Mayo Dr. said GBS a year ago/but gettting worse

    • May 3, 2017 at 8:51 pm

      Hello everyone:
      I came down with the stinging hands/feet followed by left side weakness that then became bilateral. Work for a large university and had a zillion tests/nothing but mildiy elevated CSF. Three admits in one month then they gave up and although I developed more symptoms; jaw weakness, arm weakness, spasms, fasiculations, etc. As the months went by I had a resident communicate with me that could not get me into the clinic who offered Ivig twice the attending would not let him administer. When I saw several more neuro’s over the next year with no dx and no help. Was sent to counselling. Duh, he found nothing.
      I now have numbness up through my chest esp. in my feet it is increasing. Burning pain all over and now…sharp pain on top of all of it. I went to Mayo last week, had the sweat test and EMG and blood work. Nothing. Dr. thinks I had GBS and should have had treatment, however I made the mistake of telling him my walking improved, which is does during the many remissions I have had. I told him each relapse is worse than the last which he seemed to miss. He put in the notes I had improved 70″ since onset, which is not the case. I meant only one area.
      My question is has anyone had a GBS diagnosis with nothing on an EMG, skin punch, tons of blood work? Could he be right and this be residual GBS? Then why would I be worse than better? I mean he said I did NOT have CIDP or MS and this was his best guess.
      It does not make sense to me. I get better very briefly than worse. Overall much worse than when I started.
      Any feedback, please, would be appreciated so much.

    • GH
      May 4, 2017 at 12:49 pm

      Neuro diagnosis is difficult, but it seems to me you should have received IvIg on the basis of your CSF test, even if it wasn’t especially high. The problem is that IvIg is a scarce resource and expensive, so it has to be rationed.

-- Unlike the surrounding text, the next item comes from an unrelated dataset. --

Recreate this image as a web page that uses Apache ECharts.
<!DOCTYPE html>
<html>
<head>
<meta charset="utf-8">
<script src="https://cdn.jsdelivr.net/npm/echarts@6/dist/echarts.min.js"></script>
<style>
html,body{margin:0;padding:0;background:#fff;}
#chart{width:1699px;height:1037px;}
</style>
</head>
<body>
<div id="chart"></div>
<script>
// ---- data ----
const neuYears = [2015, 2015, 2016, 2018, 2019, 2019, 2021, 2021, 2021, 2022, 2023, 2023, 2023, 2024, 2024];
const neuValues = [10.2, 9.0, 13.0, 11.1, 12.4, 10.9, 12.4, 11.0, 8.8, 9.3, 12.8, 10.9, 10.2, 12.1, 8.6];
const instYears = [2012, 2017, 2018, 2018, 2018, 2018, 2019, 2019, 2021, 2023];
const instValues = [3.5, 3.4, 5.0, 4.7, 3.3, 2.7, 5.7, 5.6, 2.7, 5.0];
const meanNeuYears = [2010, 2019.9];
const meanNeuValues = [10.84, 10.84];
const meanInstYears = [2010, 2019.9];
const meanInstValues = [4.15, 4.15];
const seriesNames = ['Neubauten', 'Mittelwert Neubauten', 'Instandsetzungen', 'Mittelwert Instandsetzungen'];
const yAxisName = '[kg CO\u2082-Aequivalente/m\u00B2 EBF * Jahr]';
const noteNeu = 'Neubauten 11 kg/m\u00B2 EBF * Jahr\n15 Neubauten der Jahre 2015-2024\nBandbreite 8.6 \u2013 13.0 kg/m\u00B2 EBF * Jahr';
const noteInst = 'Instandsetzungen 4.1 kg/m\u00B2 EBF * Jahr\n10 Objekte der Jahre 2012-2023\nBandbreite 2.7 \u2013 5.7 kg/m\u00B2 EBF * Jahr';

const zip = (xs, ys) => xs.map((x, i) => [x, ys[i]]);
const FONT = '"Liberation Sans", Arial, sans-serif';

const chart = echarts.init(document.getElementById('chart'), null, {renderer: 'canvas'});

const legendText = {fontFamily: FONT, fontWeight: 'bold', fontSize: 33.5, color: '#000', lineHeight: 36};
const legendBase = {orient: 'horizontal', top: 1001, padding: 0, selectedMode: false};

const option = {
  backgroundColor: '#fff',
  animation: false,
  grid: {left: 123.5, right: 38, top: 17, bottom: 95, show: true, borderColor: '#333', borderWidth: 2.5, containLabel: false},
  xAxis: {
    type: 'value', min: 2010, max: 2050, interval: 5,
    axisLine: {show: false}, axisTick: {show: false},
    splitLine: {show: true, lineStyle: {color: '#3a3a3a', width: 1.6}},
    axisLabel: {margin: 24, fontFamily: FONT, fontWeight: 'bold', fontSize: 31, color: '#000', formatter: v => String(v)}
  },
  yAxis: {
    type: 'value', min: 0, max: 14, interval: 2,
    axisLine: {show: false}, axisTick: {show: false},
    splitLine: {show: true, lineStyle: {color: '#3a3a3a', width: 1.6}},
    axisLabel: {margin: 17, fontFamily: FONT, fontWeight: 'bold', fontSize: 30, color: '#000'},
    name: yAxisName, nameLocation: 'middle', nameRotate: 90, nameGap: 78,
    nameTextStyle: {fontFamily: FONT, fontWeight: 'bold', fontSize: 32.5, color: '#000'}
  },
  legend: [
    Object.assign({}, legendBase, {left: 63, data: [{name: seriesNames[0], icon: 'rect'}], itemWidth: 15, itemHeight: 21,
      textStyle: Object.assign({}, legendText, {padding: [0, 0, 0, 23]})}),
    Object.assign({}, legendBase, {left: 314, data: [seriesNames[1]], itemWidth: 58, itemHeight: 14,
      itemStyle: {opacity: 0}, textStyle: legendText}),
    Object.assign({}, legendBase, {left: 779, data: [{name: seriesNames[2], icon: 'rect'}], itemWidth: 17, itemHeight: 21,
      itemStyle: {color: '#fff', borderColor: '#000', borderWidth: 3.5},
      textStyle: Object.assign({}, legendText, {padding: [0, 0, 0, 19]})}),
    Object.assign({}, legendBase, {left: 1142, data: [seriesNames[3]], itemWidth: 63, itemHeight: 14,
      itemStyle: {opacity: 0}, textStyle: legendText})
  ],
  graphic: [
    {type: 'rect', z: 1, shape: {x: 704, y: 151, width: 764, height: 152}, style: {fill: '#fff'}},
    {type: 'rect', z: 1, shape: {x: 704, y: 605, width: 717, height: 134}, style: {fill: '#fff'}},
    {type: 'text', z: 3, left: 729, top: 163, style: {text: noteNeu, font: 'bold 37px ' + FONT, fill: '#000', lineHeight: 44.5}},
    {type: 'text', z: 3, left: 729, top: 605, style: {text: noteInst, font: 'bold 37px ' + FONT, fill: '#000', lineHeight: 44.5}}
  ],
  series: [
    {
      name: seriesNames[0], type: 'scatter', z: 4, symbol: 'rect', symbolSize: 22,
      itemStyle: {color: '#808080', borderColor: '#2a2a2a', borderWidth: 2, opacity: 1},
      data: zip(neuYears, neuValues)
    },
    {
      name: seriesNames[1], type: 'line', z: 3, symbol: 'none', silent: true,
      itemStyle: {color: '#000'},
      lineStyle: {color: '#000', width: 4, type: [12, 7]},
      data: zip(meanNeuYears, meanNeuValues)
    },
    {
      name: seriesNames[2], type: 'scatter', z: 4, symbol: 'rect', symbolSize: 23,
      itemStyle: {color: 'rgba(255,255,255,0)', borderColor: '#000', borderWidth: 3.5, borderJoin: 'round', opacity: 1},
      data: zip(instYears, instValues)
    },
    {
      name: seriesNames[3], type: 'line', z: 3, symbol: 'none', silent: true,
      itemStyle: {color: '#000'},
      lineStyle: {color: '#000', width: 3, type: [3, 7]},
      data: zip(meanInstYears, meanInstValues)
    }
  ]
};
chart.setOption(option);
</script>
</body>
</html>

      Why is it not considered to be CIDP?

      • May 5, 2017 at 12:42 pm

        GH, thank you for your reply. As to why not CIDP, I assume it was because my blood work was negative. I don’t really know enough about diagnosing CIDP although I have read quite a bit about it.
        My concern is that he missed it, and I have no follow up with him unless I “become worse or have another incident”. I am already worse than I was at the beginning however.
        I have a Cleveland Clinic resident who is still working with me however I don’t believe she has the experience of the Mayo doctor. I just don’t know what to do at this point.

      • May 5, 2017 at 12:51 pm

        jk, thank you for your post. I am so discouraged, I have tried for a year to keep working so I could have the insurance to get help, seemingly to no avail. It sure does sound like CIDP however. I wish I understood why he believes it is NOT CIDP; is it possible to have no clear symptoms (reduced reflexes, neg. blood work, etc) and still have CIDP?
        I appreciated your feedback!

    • jk
      May 4, 2017 at 7:18 pm

      I also went to Mayo Clinic. A long time ago. One of the many doctors I saw, in fact, the one that mattered, stated “let’s give you IVIG, if you respond positively, then we have our answer.”

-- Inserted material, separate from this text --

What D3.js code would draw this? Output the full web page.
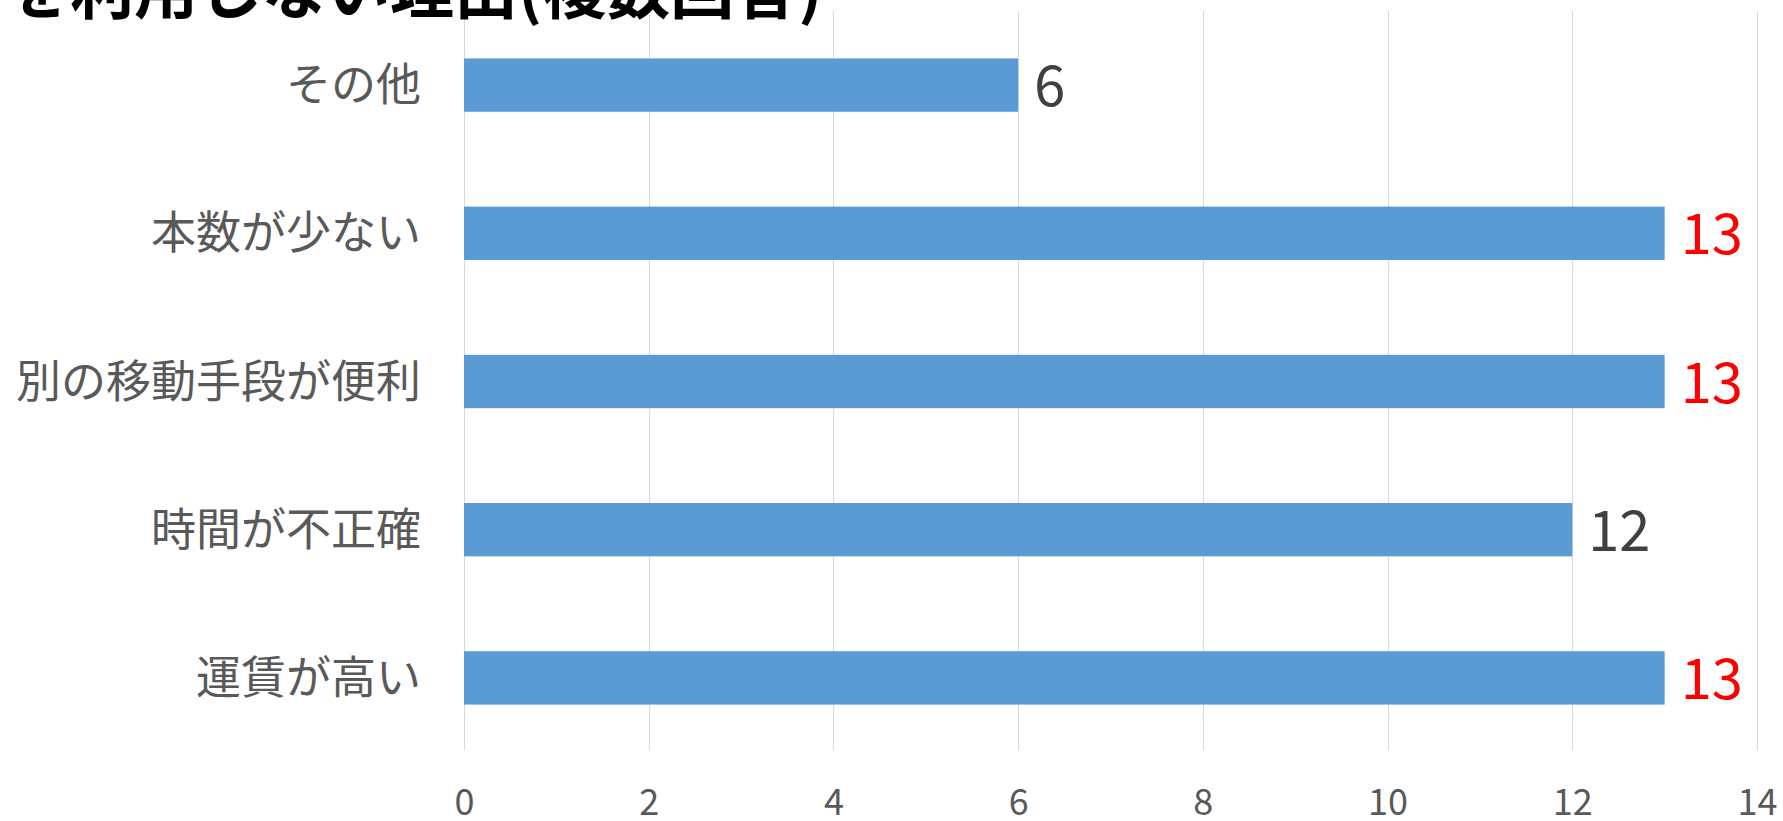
<!DOCTYPE html>
<html><head><meta charset="utf-8">
<script src="https://cdn.jsdelivr.net/npm/d3@7"></script>
<style>
html,body{margin:0;padding:0;background:#fff;overflow:hidden;}
svg{display:block;}
</style></head>
<body>
<svg id="chart" width="1783" height="821"></svg>
<script>
const titleText = "を利用しない理由(複数回答)";
const categories = ["その他", "本数が少ない", "別の移動手段が便利", "時間が不正確", "運賃が高い"];
const values = [6, 13, 13, 12, 13];
const highlight = [false, true, true, false, true];
const tickValues = [0, 2, 4, 6, 8, 10, 12, 14];

const font = "'Noto Sans CJK JP', 'Noto Sans', sans-serif";
const svg = d3.select("#chart");

const x = d3.scaleLinear().domain([0, 14]).range([464, 1757]);
const y = d3.scaleBand().domain(categories).range([11, 752]).paddingInner(0.64).paddingOuter(0.32);

// gridlines
svg.append("g").selectAll("line").data(tickValues).join("line")
  .attr("x1", d => Math.round(x(d)) + 0.5).attr("x2", d => Math.round(x(d)) + 0.5)
  .attr("y1", 11).attr("y2", 750)
  .attr("stroke", "#d9d9d9").attr("stroke-width", 1);

// bars
svg.append("g").selectAll("rect").data(categories).join("rect")
  .attr("x", x(0)).attr("y", d => y(d))
  .attr("width", (d, i) => x(values[i]) - x(0))
  .attr("height", y.bandwidth())
  .attr("fill", "#5b9bd5");

// value labels
svg.append("g").selectAll("text").data(categories).join("text")
  .attr("x", (d, i) => x(values[i]) + 16)
  .attr("y", d => y(d) + y.bandwidth() / 2 + 21)
  .attr("font-family", font).attr("font-size", 56)
  .attr("fill", (d, i) => highlight[i] ? "#ff0000" : "#404040")
  .text((d, i) => values[i]);

// category labels
svg.append("g").selectAll("text").data(categories).join("text")
  .attr("x", 421).attr("y", d => y(d) + y.bandwidth() / 2 + 16)
  .attr("text-anchor", "end")
  .attr("font-family", font).attr("font-size", 45)
  .attr("fill", "#595959")
  .text(d => d);

// x-axis tick labels
const axis = d3.axisBottom(x).tickValues(tickValues).tickSize(0).tickPadding(0);
const ag = svg.append("g").attr("transform", "translate(0,815)").call(axis);
ag.select(".domain").remove();
ag.selectAll("text").attr("font-family", font).attr("font-size", 36).attr("fill", "#595959").attr("y", 0).attr("dy", 0);

// title (partially cut off at top)
svg.append("text").attr("x", 6).attr("y", 13)
  .attr("font-family", font).attr("font-size", 64).attr("font-weight", "bold")
  .attr("fill", "#000").text(titleText);
</script>
</body></html>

      Times have changed since then. The major roadblock to getting IVIG now is meeting whatever criteria the insurance company that covers you has laid down. Your attending physician surely has valid reasons for not allowing the treatment.

      So, go forth and find a doctor who will authorize some IVIG for you.

      GH summed it up. Getting an accurate & correctneurplogical diagnosis is often difficult. Do your own web search for ‘standard criteria to diagnose cidp’ or, sign up for a free account at medscape and read all about it.

      An article by Dr. Lewis updated in 2016. The article leads off with this: “CIDP typically starts insidiously and evolves slowly, in either a slowly progressive or a relapsing manner, with partial or complete recovery between recurrences; periods of worsening and improvement usually last weeks or months. Most experts consider the necessary duration of symptoms to be greater than 8 weeks for the diagnosis of CIDP to be made.”

    • jk
      May 5, 2017 at 6:32 pm

      Cleveland Clinic is one of the several major Medical Centers I have been to. It was the head of the Neurology Department of Cleveland Clinic, at that time, who stated “No, I don’t think you have CIDP.”

      As for if you have CIDP or not, the doctors have to sort that out. Read the Dr Lewis article for a better understanding of the other conditions to consider and rule out. There are many.

      Call him and ask why he thinks not. Better yet, collect all the office notes. They belong to you.